Motion (by Mr Wood, by leave) agreed to:

That the Assembly authorises the publication of Auditor-General's Report No 11 of 2001.

Indigenous affairs

Ministerial statement

MR STANHOPE (Chief Minister, Attorney-General, Minister for Health, Minister for Community Affairs and Minister for Women) (3.25): I ask for leave of the Assembly to make a ministerial statement concerning indigenous affairs.

Leave granted.

MR STANHOPE: Mr Speaker, this government was elected on a platform for Aboriginal and Torres Strait Islander Affairs that acknowledges the right to self-determination and the importance of working in partnership. Our platform will ensure that policies and programs reflect the needs of the community.

There are a number of specific areas on which my government will focus in working to improve the opportunities of Aboriginal and Torres Strait Islander members of our community and to redress their current relative disadvantage.

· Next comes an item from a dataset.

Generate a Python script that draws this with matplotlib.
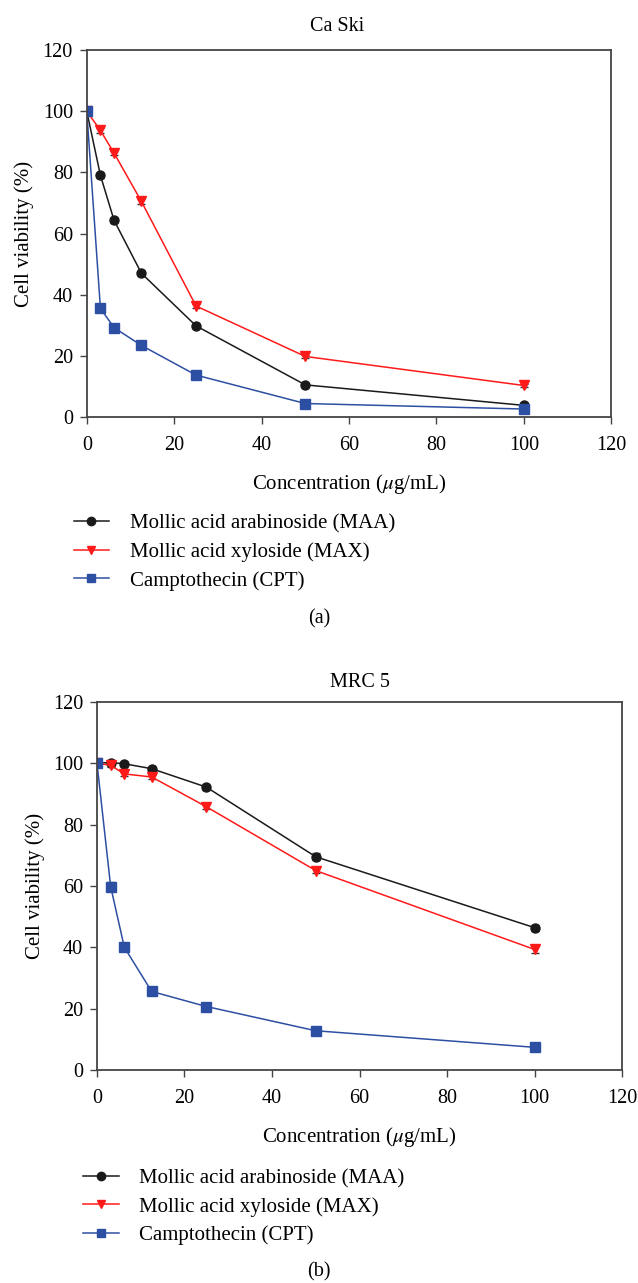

These include and will cover reconciliation; consultation; whole of government approaches; native title; human rights and justice; health; family violence; education; housing; and business and employment.

Mr Speaker, unlike many other communities in Australia, the ACT has become the focus of many Aboriginal and Torres Strait Islander people not traditionally connected with the land on which they now live. First, as a regional centre, the ACT attracts many Aboriginal people from the surrounding country who look for work and the services available here. Second, as the national capital, Aboriginal and Torres Strait Islander people are engaged to work here in federal government agencies and other nationally focused bodies.

There is, for instance, a thriving and vibrant Torres Strait Islander community here as well as people from many different Aboriginal nations-from Cape York, the Kimberley, the Central Desert; indeed, from all over Australia. And, very importantly, the ACT is still occupied by the people whose forebears traditionally lived in this part of Australia-the Ngunnawal and Ngarigo people. My government strongly values the contributions these communities make to our society and is committed to working to better provide for them.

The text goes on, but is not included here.